If the book is read primarily as a memoir, its exclusive reference to one man’s story will make sense and be helpful. We all need help. Why not learn from the classic that is famous for its insights into the human condition? Yet—and I believe the author would agree—there is more to the epic than the first word of Dreher’s title: How. There is something about the majesty of the Divine Comedy that should not be reduced to a self-help book—or even the appearance of a self-help book.
Greater than Dante’s portrait of an individual soul is the Commedia’s testimony to the justice of God. The poem’s perfect symmetry, evident in divisions and cantos of threes, the repeating triplex of rhyme, its ordered topography of the afterlife, and most of all, the justice meted out to sinners in symmetry with the nature of their sins—all of it witnesses to a righteous God. “The Providence that regulates the whole” does not always cater to our insecurities, solve our personal problems, or reflect our notions of right and wrong. The Pilgrim, who initially sympathizes with sinners in Inferno, later hardens his heart toward them in recognition of the necessity of God’s judgment. Finally, at the very end of the journey, the shades of the just rejoice around the heavenly white rose. But God, who is not a shade, is veiled in light. There is no dying in the Commedia, for everyone is dead except God.
If Dreher’s study of Dante is a book of answers, Alberto Manguel’s Curiosity is a book of questions. Aside from their veneration of Dante, the two authors have little in common. Whereas Dreher applies the Commedia to a personal problem, Manguel universalizes it and lets it loose in the world. He frames each chapter with two questions, one from his own life, the other a universal dilemma. His chapters are questions: Where is our place? What are the consequences of our actions? What comes next? His dialectical approach is reminiscent of Dante’s theological mentor, Thomas Aquinas.
With a spark provided by Dante, Manguel’s questions lead to further interrogations of history and literature. For example, the horrors observed by the Pilgrim in the Wood of Suicides in Canto XIII of Inferno lead Manguel to conversations with Augustine, Samuel Beckett, and Shakespeare, and into wider considerations of contemporary violence. His interpretation of the poem’s characters—and Dante himself—as immigrants evokes the hell of a refugee camp and the long train of migrants crossing not from purgatory to heaven, but from Syria to Germany.
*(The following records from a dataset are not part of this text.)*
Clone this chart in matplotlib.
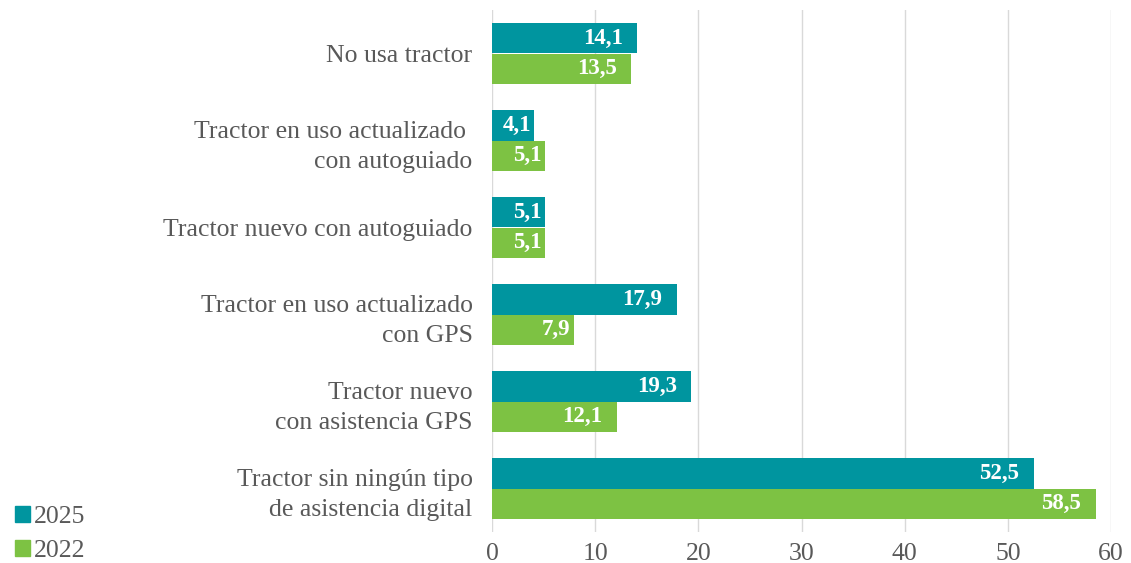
import matplotlib.pyplot as plt
import numpy as np
from matplotlib.patches import Patch

categories = ["No usa tractor",
              "Tractor en uso actualizado \ncon autoguiado",
              "Tractor nuevo con autoguiado",
              "Tractor en uso actualizado\ncon GPS",
              "Tractor nuevo\ncon asistencia GPS",
              "Tractor sin ningún tipo\nde asistencia digital"]
vals_2025 = [14.1, 4.1, 5.1, 17.9, 19.3, 52.5]
vals_2022 = [13.5, 5.1, 5.1, 7.9, 12.1, 58.5]
series = ["2025", "2022"]

teal = "#00959F"
green = "#7DC243"
grey = "#595959"

plt.rcParams['font.family'] = ['Liberation Serif', 'DejaVu Serif']

fig = plt.figure(figsize=(11.31, 5.63), dpi=100)
ax = fig.add_axes([492/1131, 1 - 532/563, (1111-492)/1131, (532-10)/563])

y = np.arange(len(categories))
h = 0.35
b1 = ax.barh(y - h/2, vals_2025, height=h, color=teal, label=series[0])
b2 = ax.barh(y + h/2, vals_2022, height=h, color=green, label=series[1])

# value labels inside the bar ends (short bars get a smaller gap)
for bars, vals in ((b1, vals_2025), (b2, vals_2022)):
    for bar, v in zip(bars, vals):
        gap = 1.4 if v > 10 else 0.3
        ax.text(v - gap, bar.get_y() + bar.get_height()/2,
                f"{v:.1f}".replace(".", ","), ha="right", va="center",
                color="white", fontsize=16.5, fontweight="bold")

ax.set_ylim(len(categories) - 0.5, -0.5)
ax.set_xlim(0, 60)
ax.set_xticks(range(0, 61, 10))
ax.set_yticks(y)
ax.set_yticklabels(categories, fontsize=18.5, color=grey, linespacing=1.45)
ax.tick_params(axis="x", labelsize=18.5, colors=grey, length=0, pad=8)
ax.tick_params(axis="y", length=0, pad=14)
ax.xaxis.grid(True, color="#D9D9D9", linewidth=1)
ax.set_axisbelow(True)
for s in ax.spines.values():
    s.set_visible(False)

handles = [Patch(color=teal), Patch(color=green)]
fig.legend(handles, series, loc="lower left", bbox_to_anchor=(0.004, -0.016),
           frameon=False, fontsize=18.5, handlelength=0.6, handleheight=0.6,
           handletextpad=0.15, labelspacing=0.45, labelcolor=grey,
           borderaxespad=0.0)

fig.savefig("out.png", dpi=100)
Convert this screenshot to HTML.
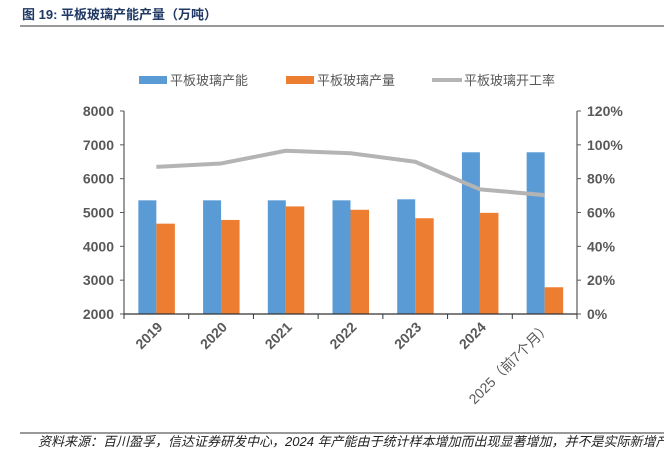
<!DOCTYPE html>
<html><head><meta charset="utf-8"><style>
body{margin:0;background:#fff;width:664px;height:450px;overflow:hidden;font-family:"Liberation Sans","Noto Sans CJK SC",sans-serif}
</style></head><body>
<svg width="664" height="450" font-family="Liberation Sans, Noto Sans CJK SC, sans-serif">
<text x="22" y="19" font-size="13" font-weight="bold" fill="#1f3864">图 19:  平板玻璃产能产量（万吨）</text>
<line x1="20" y1="26" x2="664" y2="26" stroke="#333" stroke-width="1"/>
<g font-size="13" fill="#595959">
<rect x="139" y="76" width="28" height="8" fill="#5b9bd5"/>
<text x="170" y="85">平板玻璃产能</text>
<rect x="286" y="76" width="28" height="8" fill="#ed7d31"/>
<text x="317" y="85">平板玻璃产量</text>
<line x1="432" y1="80" x2="462" y2="80" stroke="#b4b4b4" stroke-width="4"/>
<text x="464" y="85">平板玻璃开工率</text>
</g>
<g id="plot"></g>
<line x1="20" y1="433" x2="664" y2="433" stroke="#333" stroke-width="1"/>
<text x="38" y="446" font-size="13" font-style="italic" fill="#222">资料来源：百川盈孚，信达证券研发中心，2024 年产能由于统计样本增加而出现显著增加，并不是实际新增产</text>
</svg>
<script>
const categories=["2019","2020","2021","2022","2023","2024","2025（前7个月）"];
const capacity=[5360,5360,5360,5360,5390,6780,6780];
const output=[4670,4780,5180,5080,4830,4990,2790];
const rate=[87,89,96.5,95,90,73.7,70.3];
const leftTicks=[2000,3000,4000,5000,6000,7000,8000];
const rightTicks=[0,20,40,60,80,100,120];
const NS="http://www.w3.org/2000/svg";
const g=document.getElementById('plot');
const X0=124,X1=577,Y0=314,Y1=111;
const cw=(X1-X0)/categories.length;
const yL=v=>Y0-(v-2000)/6000*(Y0-Y1);
const yR=v=>Y0-v/120*(Y0-Y1);
const xC=i=>X0+cw*(i+0.5);
function mk(t,a){const e=document.createElementNS(NS,t);for(const k in a)e.setAttribute(k,a[k]);g.appendChild(e);return e;}
capacity.forEach((v,i)=>{const e=mk('rect',{x:xC(i)-18,y:yL(v),width:18,height:Y0-yL(v),fill:'#5b9bd5'});

});
output.forEach((v,i)=>{const e=mk('rect',{x:xC(i),y:yL(v),width:18.5,height:Y0-yL(v),fill:'#ed7d31'});

});
const ln=mk('polyline',{points:rate.map((v,i)=>xC(i)+','+yR(v)).join(' '),fill:'none',stroke:'#b4b4b4','stroke-width':4,'stroke-linejoin':'round'});


const axL=mk('line',{x1:X0,y1:Y1,x2:X0,y2:Y0,stroke:'#595959','stroke-width':1.2});


const axR=mk('line',{x1:X1,y1:Y1,x2:X1,y2:Y0,stroke:'#595959','stroke-width':1.2});


const axX=mk('line',{x1:X0,y1:Y0,x2:X1,y2:Y0,stroke:'#333','stroke-width':1.2});


leftTicks.forEach(v=>{mk('line',{x1:X0-4,y1:yL(v),x2:X0,y2:yL(v),stroke:'#595959'});
const t=mk('text',{x:X0-10,y:yL(v)+5,'text-anchor':'end','font-size':14,'font-weight':'bold',fill:'#595959'});t.textContent=v;

});
rightTicks.forEach(v=>{mk('line',{x1:X1,y1:yR(v),x2:X1+4,y2:yR(v),stroke:'#595959'});
const t=mk('text',{x:X1+10,y:yR(v)+5,'font-size':14,'font-weight':'bold',fill:'#595959'});t.textContent=v+'%';

});
for(let i=0;i<=categories.length;i++)mk('line',{x1:X0+cw*i,y1:Y0,x2:X0+cw*i,y2:Y0+5,stroke:'#333'});
categories.forEach((c,i)=>{const x=xC(i)+7,y=Y0+14;
const t=mk('text',{x:x,y:y,'text-anchor':'end','font-size':14,'font-weight':i<6?'bold':'normal',fill:'#595959',transform:`rotate(-45 ${x} ${y})`});t.textContent=c;

});
</script>
</body></html>
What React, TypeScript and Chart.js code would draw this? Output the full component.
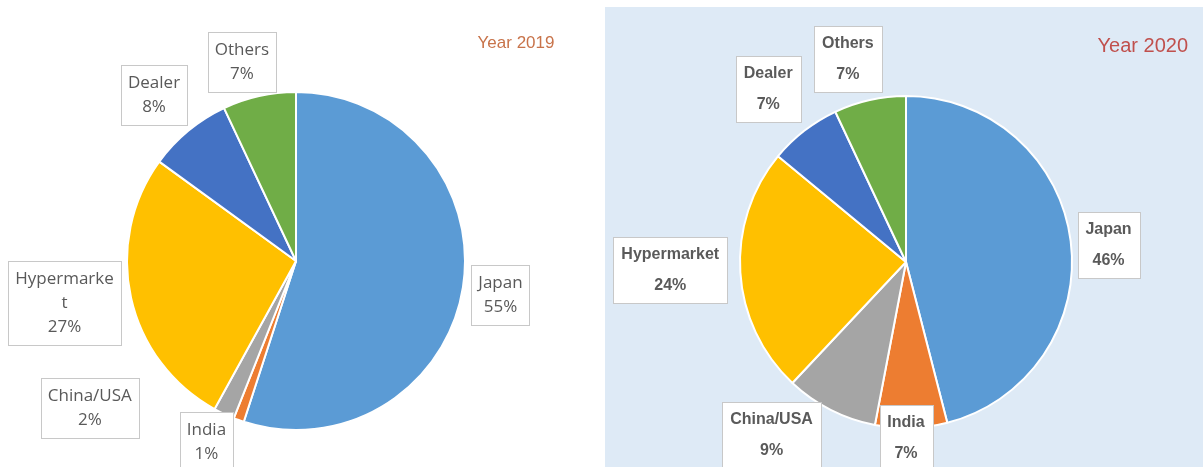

The Pilgrim’s great-grandfather prophesies Dante’s fate and that of all refugees:
You shall be forced to leave behind those things
you love most dearly, and this is the first
arrow the bow of your exile will shoot.
And you will know how salty is the taste
of others’ bread, how hard the road that takes
you down and up the stairs of others’ homes.
You might have imagined by now that it is easier to enjoy Dante than to review books on Dante! I suggest that you choose one of the many English translations of the Divine Comedy—I have found Mark Musa’s translation in The Portable Dante most helpful—and devote yourself to a long winter’s read. Then draw from it your own conclusions—or questions. It may save your life.